I made engine for the breakthrough game and succesfully used NN for eval with it. The NN is simple fully connected MLP with one hidden layer. I made the NN and learning in C++ from scratch, but rather using simple vector<> iterations, not SIMD/AVX and whatnot and the algorithm is simple SGD with momentum, so nothing fancy. Because the number of positions is increasing, the training is getting slow so I decided to use some library or tool suitable for the task. Also to quickly test different NN architectures.

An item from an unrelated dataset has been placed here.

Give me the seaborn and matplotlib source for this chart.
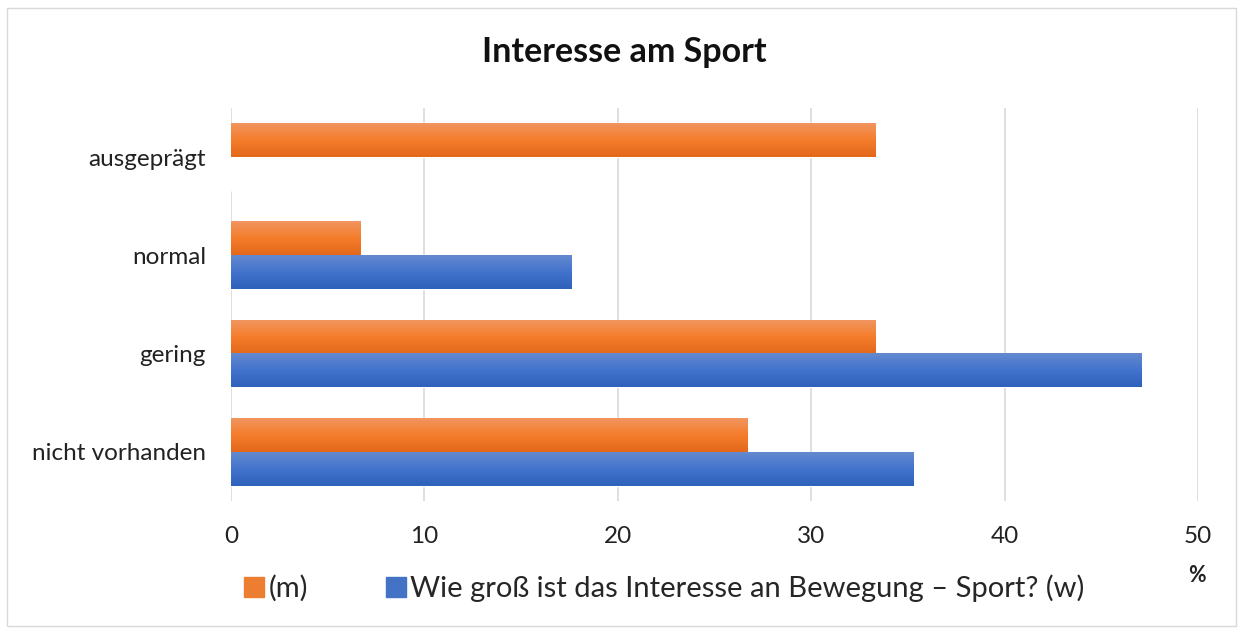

The problem is input is very big and sparse. My input implementation is [64][24] so each square can have 24 different states. So always exactly 64 ones are activated, out of 1536. My C++ code looks something like this:
Code: Select all
#define HIDDEN 32
#define SQUARES 64
#define UNITS 24
float getScore(const vector<int> &squares) {
float output = 0.0;
for (int i=0; i < HIDDEN; i++) {
float score = 0.0;
for (int j=0; j < SQUARES; j++) {
score += hiddenWeights[(i*SQUARES+j)*UNITS+squares[j]];
}
score = relu(score);
output += outputWeights[i] * score;
}
return tanh(output);
}
I'm only at the beginning of learning keras/tensorflow. I tried to manually 'flatten' the [SQUARES][UNITS] input into vector of 1536. For model I used something like this:
Code: Select all
model = Sequential()
model.add(Dense(32, input_dim=1536))
model.add(Activation('relu'))
model.add(Dense(1))
model.add(Activation('tanh'))